The stars aligned for that game: It was a major jackpot — $4.8 million — and it landed on one of the three dates of the year that he was able to manipulate with his secret code.
“My brother was going on a trip, and I suggested that I had some numbers that he could play,” Eddie told investigators. “And that was pretty much it.”
But the story, according to his brother Tommy, who by 2005 was a magistrate in Fayette County, Texas, was far more nuanced.
His brother was skeptical whether it was legal for him to play the hundreds of sets of numbers given to him by his brother. Tommy Tipton told investigators that he contacted a friend, Texas defense attorney Luis Vallejo, about the matter and that Vallejo could find no reason it would be illegal for him to play.
After the winning numbers were drawn, three people came forward to claim the prize: a Colorado resident not linked to the conspiracy; Alexander Hicks, a friend of Tommy Tipton’s whom he had recruited to cash the ticket; and Texas lawyer Thad Whisenant, who had created a Nevada limited liability corporation called Cuestion de Suerte (Question of Luck). The Colorado resident’s claim came from an “easy pick” ticket, meaning the numbers were selected by a machine. Investigators ruled that purchase legitimate.

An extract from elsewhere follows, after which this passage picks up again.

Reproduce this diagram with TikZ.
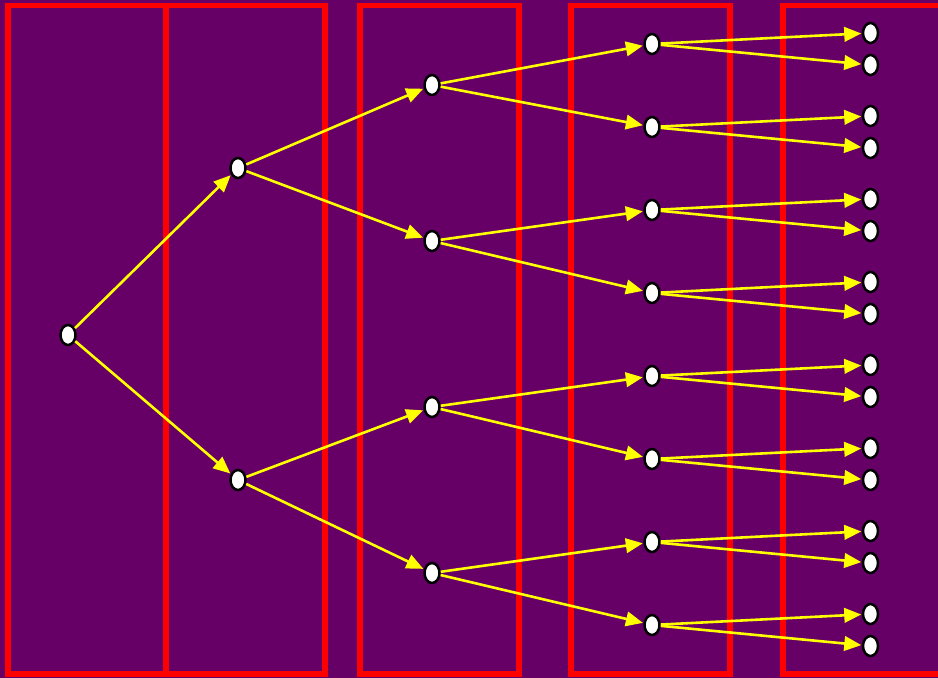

But the others drew their suspicion. Whisenant and Vallejo were publicly named by investigators.
They were never arrested.
As head of the Multi-State Lottery Association’s IT security, Eddie Tipton said a lack of oversight allowed him to write, install and use his secret code without discovery. He said he even warned lottery officials about the system’s security risks.
Soon after his first successful lottery scam, Tipton said he offered a fix that would have thwarted his ability to predict winning numbers — appointing a second person to oversee some of the most crucial processes of the randomgenerator software.
His secret code was replicated on as many as 17 state lottery systems as the multi-state association integrated the random-number software Tipton designed. For nearly a decade, it allowed Tipton to rig the drawings for games played on three dates each year: May 27, Nov. 23 and Dec. 29.
Tipton’s software version is no longer used.
Tipton, who turned 54 this month, was sentenced in August to up to 25 years in prison. It’s uncertain how long he will serve. He could be paroled within three or four years, his attorneys say.
Lottery officials insist they have shored up security to protect the integrity of their games.
Tipton’s lawyer, Nick Sarcone, isn’t so sure. “Of all the people in the world, ( Tipton) was for years the most qualified to know the potential security risks involved in lottery games.
“I think he is absolutely right that national and state lottery systems remain … vulnerable to fraud.”
“It was never my intent to start a full-out ticket scam,” Eddie Tipton said. He pleaded guilty and was sentenced to up to 25 years in prison.